In case of emergency, what should U do?

By and

Imagine you’re in class when, suddenly, the fire alarm goes off. What do you do? But more importantly, what does everyone around you do?

Even if students are aware of the proper procedures in the case of an emergency, their knowledge might not get them out of the sticky situation if the people around start pushing and panicking.

The importance of knowing what to do in an emergency situation cannot be overstated, according to Mike Halligan, associate director of environmental health and safety at the U.

Halligan explains that this awareness involves not only knowledge of what to do in an emergency, but also prevention and preparedness.

Environmental health and safety deals with providing the U community with the steps that need to be taken to prevent hazardous situations, focusing on fire safety in particular.

“Just last month, we conducted a disaster exercise,” Halligan said. “We also talk to various departments about emergency procedures whenever they ask us to.”

As far as fires are concerned, Halligan says that “In general, [students] do know what to do. We know that because we’ve talked to [them].”

Halligan says that much of the knowledge gained from those endless fire drills in elementary, junior high and high school pays off at the U.

“Our biggest concern is evacuation. We hope that [students] learned that in high school,” he said.

In order to maintain students’ safety, Halligan says that the U receives “a couple of million dollars from the government every year for sprinklers, fume hoods and other safety measures.”

Luckily, the U has had “a very low fire incident rate,” Halligan said. The most common type of fire seen on campus are car fires that are ignited usually by a mechanical problem or a cigarette that has not been extinguished properly.

Halligan says that “researchers and students take fire seriously and safety is really their own responsibility.”

Even though fire-with its ample destructive ability-may seem to be the greatest natural threat to our safety on campus, the truth may surprise some.

Seismologists have long been predicting that Utah will see a major earthquake in the near future.

Walter Arabasz, director of the seismograph stations at the U, explains that “during the past 6,000 years, the Wasatch Fault has unleashed a large surface rupturing earthquake about once every 350 years. The last big one was about 600 years ago in Utah Valley and 400 years ago in Nephi.”

Utah Epicenter, an earthquake preparedness information center, recommends the following in case of an earthquake: Stay calm, stay put and take cover.

If outdoors, get into the open, away from buildings, trees, walls and power lines. If in a car, pull over to the side of the road as quickly as possible and stop.

With so many of the campus buildings being relatively old, Arabasz is worried that the campus community is not sufficiently prepared for “the big one” to hit.

Marriott Library has long been considered a seismically dangerous building, due in part to its dated architectural design. This building, and others like it, pose serious threats to campus safety, especially if students are not adequately prepared.

Arabasz says that there are three responses essential to being prepared for a major earthquake: withstand, respond and recover.
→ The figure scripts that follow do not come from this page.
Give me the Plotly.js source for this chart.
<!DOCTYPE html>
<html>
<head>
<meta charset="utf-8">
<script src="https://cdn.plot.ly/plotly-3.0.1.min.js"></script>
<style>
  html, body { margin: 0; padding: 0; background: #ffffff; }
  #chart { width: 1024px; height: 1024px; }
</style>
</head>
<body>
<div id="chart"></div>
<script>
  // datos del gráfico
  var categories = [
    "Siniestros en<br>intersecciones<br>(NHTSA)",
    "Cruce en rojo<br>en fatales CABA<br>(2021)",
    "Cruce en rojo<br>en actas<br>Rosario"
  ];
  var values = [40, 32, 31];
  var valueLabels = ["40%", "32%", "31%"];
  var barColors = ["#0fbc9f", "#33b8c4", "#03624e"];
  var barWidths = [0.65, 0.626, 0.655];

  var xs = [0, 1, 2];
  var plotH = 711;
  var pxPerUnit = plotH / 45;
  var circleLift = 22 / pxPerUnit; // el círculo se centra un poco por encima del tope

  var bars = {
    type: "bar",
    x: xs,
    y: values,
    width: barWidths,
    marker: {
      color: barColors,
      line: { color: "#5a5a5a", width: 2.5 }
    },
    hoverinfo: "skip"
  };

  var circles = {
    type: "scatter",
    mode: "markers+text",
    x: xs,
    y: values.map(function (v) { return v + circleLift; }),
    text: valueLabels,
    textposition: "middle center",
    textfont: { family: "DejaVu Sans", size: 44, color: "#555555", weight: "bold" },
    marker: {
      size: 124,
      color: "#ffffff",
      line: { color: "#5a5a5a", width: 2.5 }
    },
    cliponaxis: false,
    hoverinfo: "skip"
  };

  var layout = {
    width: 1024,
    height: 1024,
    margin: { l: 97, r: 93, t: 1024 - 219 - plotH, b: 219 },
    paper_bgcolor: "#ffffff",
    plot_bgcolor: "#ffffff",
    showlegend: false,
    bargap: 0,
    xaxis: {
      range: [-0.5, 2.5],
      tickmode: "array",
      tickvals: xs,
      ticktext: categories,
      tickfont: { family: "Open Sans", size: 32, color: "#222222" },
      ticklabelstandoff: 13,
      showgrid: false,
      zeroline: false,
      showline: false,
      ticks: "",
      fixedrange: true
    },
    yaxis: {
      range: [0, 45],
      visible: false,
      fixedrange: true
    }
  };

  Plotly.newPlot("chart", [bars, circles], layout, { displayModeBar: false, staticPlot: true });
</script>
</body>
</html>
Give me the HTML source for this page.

The U’s old buildings do not make it easy for the U to fulfill the first of these requirements.

Arabasz suspects that “there are good responses in place” for when the earthquake hits, and says that the hardest part of the disaster would be to recover.

“The economic and functional recovery would be the most difficult. If important buildings are destroyed, there will be great disruption of the functioning of the university,” Arabasz said.

Arabasz says that students are not as aware of earthquake safety as they should be because “they’re preoccupied with so many other things that they don’t have time to worry about it.”

But the truth of the matter is that when the disaster actually happens, “you find yourself all alone. If you want a survival tool kit, you have to inform yourself,” according to Arabasz.

Shelly Rider, a U senior, is assured that she knows what to do in the event of an emergency.

“You need to evacuate the building, but none of my classes mentioned anything about it. We once had a fire drill in the College of Nursing. Everyone handled it well because you’re so used to it,” Rider said.

Brian Harper, a first-year graduate student, says that he is unaware of what to do in a less common situation such as an earthquake.

“Making the information somehow available would help a lot,” Harper said. “A lot of it is common sense, but an earthquake is not a situation that you often deal with.”

Emergency information is available through Environmental Health and Safety by calling 581 6590.

In general, it is recommended that all faculty and staff at the U always know where exits are, practice leaving, designate a gathering place a safe distance away and practice leaving again.